[Task details]: Copy all lines in which the word "with" can be found.

[Material for this task]:
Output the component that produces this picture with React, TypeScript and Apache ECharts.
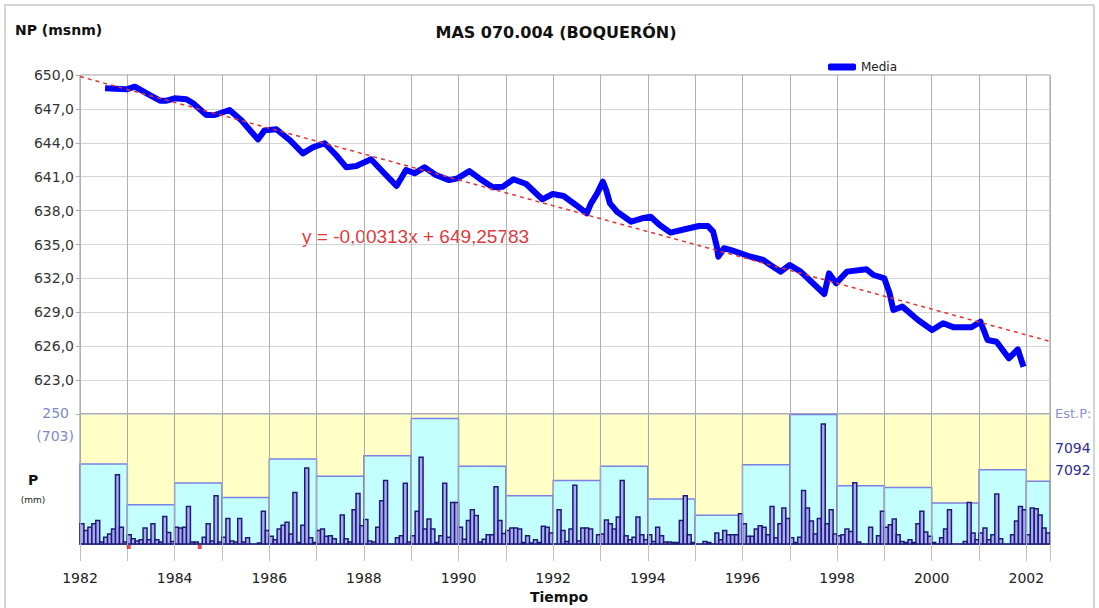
==
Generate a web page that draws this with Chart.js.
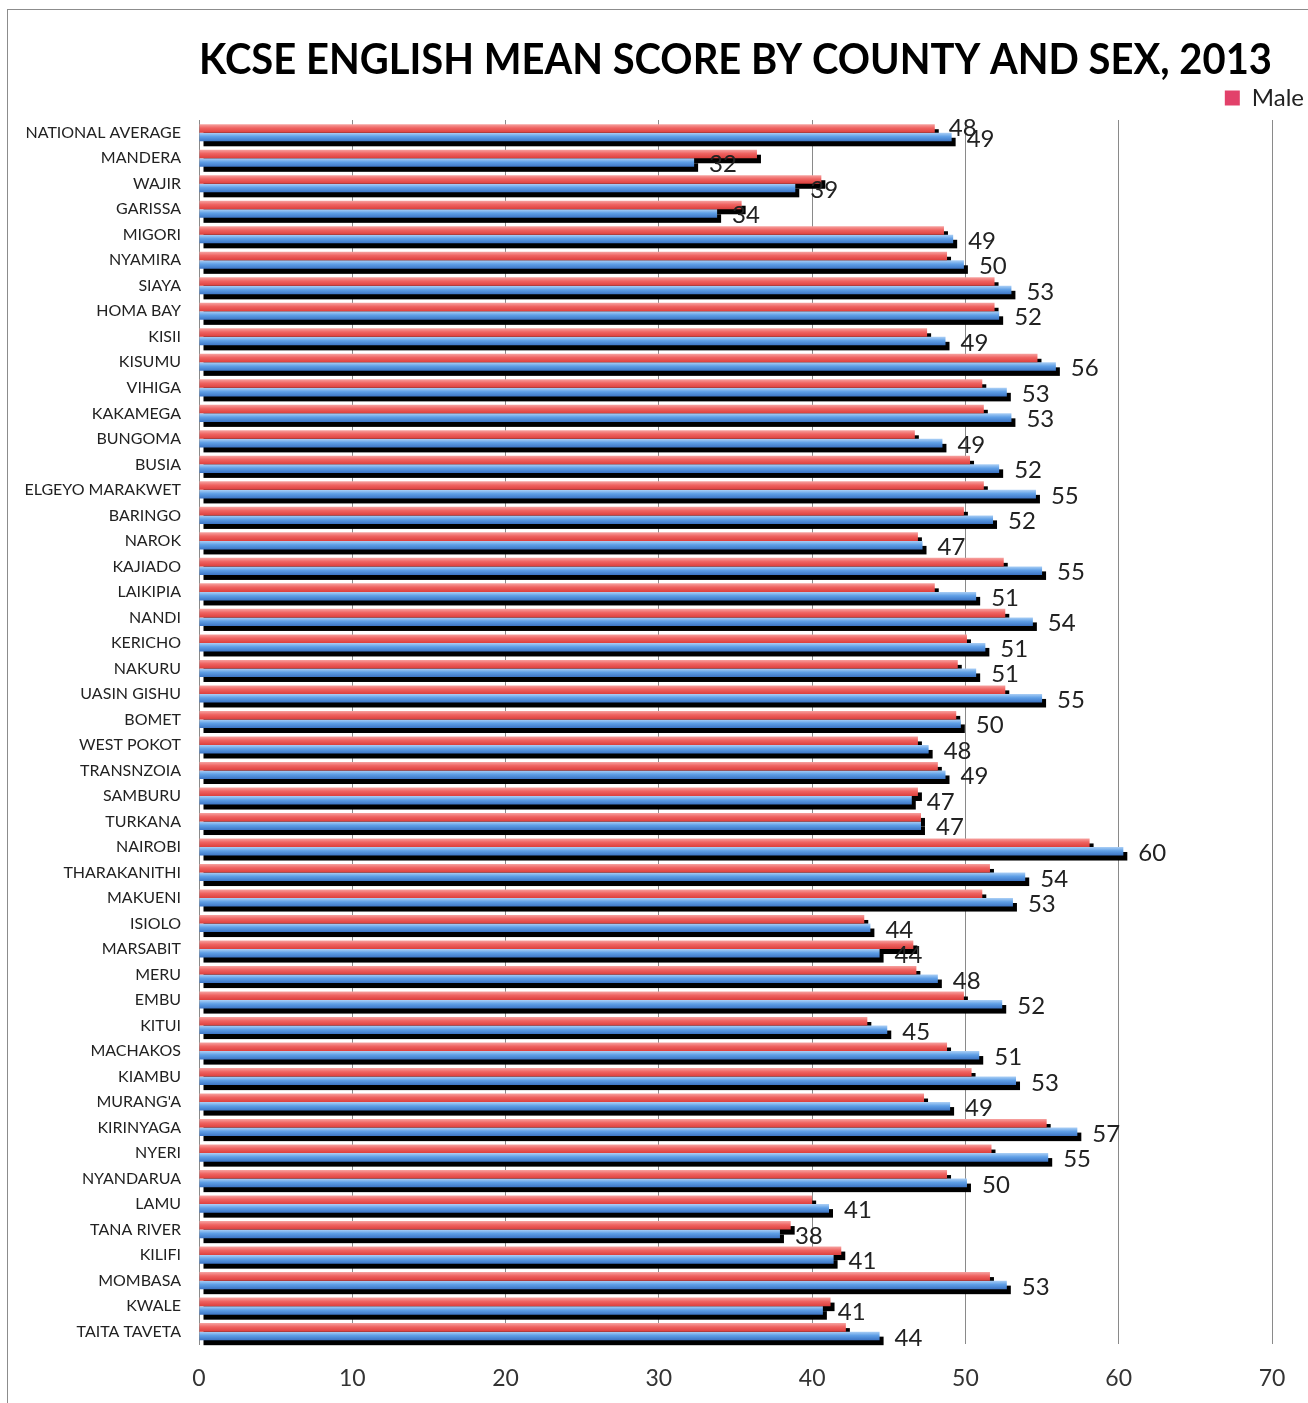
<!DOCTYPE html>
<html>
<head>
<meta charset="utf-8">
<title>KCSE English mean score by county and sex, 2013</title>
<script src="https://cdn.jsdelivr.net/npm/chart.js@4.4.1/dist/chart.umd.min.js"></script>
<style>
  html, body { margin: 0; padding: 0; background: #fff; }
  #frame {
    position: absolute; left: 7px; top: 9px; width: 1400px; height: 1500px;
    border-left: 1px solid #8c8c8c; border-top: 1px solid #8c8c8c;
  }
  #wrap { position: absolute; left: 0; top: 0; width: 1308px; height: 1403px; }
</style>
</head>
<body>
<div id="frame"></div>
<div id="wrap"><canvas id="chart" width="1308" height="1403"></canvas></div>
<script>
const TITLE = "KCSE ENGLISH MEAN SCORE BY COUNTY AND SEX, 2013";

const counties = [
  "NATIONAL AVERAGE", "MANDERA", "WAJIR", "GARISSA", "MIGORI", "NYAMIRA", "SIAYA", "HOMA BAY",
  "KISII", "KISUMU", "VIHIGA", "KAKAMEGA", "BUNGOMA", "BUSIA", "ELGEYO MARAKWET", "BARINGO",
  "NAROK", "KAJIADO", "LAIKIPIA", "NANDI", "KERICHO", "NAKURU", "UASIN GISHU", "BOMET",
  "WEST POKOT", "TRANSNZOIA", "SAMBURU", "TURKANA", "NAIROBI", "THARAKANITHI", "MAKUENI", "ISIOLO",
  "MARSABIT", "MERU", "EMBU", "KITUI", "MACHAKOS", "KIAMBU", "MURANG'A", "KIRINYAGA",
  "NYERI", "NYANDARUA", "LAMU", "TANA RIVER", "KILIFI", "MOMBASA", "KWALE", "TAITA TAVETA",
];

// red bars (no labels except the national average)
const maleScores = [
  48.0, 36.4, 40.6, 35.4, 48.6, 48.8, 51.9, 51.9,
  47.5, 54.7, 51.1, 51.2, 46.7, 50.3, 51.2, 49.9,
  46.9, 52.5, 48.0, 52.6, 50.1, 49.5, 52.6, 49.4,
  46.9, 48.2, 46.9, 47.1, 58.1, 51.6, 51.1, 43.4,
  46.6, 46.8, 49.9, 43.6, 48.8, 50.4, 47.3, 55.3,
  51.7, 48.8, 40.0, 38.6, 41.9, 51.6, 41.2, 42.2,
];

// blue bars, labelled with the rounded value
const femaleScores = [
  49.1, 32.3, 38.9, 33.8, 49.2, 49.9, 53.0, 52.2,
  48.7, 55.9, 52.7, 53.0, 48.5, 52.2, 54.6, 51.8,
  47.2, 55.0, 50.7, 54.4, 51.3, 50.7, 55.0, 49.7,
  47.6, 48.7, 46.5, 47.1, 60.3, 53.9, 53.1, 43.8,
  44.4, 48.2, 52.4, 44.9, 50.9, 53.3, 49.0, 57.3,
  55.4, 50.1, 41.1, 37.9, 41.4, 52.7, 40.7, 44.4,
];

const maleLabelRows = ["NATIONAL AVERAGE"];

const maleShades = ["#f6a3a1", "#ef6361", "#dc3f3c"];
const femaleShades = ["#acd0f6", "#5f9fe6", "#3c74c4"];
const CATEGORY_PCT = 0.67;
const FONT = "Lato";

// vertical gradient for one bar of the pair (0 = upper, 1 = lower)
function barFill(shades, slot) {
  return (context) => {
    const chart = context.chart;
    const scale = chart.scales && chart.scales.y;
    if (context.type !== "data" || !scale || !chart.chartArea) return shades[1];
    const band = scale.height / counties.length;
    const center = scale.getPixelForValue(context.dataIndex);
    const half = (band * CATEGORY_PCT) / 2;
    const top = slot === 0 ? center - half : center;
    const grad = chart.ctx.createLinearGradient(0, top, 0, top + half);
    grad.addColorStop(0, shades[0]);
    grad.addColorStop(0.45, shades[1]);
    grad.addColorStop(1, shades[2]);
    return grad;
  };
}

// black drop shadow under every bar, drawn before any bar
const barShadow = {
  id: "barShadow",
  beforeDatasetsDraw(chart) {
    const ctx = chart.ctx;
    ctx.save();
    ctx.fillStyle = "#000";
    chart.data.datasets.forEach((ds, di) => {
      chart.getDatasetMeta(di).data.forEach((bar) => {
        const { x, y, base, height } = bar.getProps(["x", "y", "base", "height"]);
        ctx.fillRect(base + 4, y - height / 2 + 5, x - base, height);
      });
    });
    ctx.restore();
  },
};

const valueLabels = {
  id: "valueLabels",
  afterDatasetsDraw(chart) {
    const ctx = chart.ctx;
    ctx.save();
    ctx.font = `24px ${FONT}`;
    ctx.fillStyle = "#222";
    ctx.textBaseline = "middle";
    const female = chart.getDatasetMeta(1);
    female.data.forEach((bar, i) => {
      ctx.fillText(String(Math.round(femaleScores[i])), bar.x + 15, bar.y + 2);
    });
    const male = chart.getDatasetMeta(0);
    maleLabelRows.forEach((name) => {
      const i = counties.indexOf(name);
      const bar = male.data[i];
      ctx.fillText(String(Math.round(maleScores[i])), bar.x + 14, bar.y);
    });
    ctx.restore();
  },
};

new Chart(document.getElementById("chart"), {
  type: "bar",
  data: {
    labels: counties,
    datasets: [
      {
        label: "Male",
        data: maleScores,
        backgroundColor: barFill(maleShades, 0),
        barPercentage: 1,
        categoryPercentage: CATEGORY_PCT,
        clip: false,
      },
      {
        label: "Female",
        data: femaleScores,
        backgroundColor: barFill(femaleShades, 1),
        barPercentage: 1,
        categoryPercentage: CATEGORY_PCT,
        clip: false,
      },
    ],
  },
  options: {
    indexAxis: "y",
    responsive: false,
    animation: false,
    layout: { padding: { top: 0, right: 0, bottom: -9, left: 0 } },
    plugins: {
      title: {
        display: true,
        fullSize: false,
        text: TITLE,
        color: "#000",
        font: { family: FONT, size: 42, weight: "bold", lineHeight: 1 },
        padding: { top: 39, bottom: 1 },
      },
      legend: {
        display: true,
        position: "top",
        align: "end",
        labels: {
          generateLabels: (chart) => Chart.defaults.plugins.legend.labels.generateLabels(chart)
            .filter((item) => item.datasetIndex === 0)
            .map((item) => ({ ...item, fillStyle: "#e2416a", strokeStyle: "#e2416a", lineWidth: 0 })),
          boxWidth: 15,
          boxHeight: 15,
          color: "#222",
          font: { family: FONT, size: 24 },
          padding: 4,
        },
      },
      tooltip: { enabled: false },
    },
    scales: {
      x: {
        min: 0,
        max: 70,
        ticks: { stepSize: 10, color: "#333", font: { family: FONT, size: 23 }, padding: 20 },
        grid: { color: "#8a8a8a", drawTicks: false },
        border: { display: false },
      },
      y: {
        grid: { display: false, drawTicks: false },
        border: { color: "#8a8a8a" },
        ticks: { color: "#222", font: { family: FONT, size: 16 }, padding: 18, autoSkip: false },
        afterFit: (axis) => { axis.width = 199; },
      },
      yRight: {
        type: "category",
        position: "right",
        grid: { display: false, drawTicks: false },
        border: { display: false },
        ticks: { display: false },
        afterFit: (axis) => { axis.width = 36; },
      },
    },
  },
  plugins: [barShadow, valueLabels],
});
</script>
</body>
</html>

[Task response]:
Output the component that produces this picture with React, TypeScript and Apache ECharts.
Generate a web page that draws this with Chart.js.
// blue bars, labelled with the rounded value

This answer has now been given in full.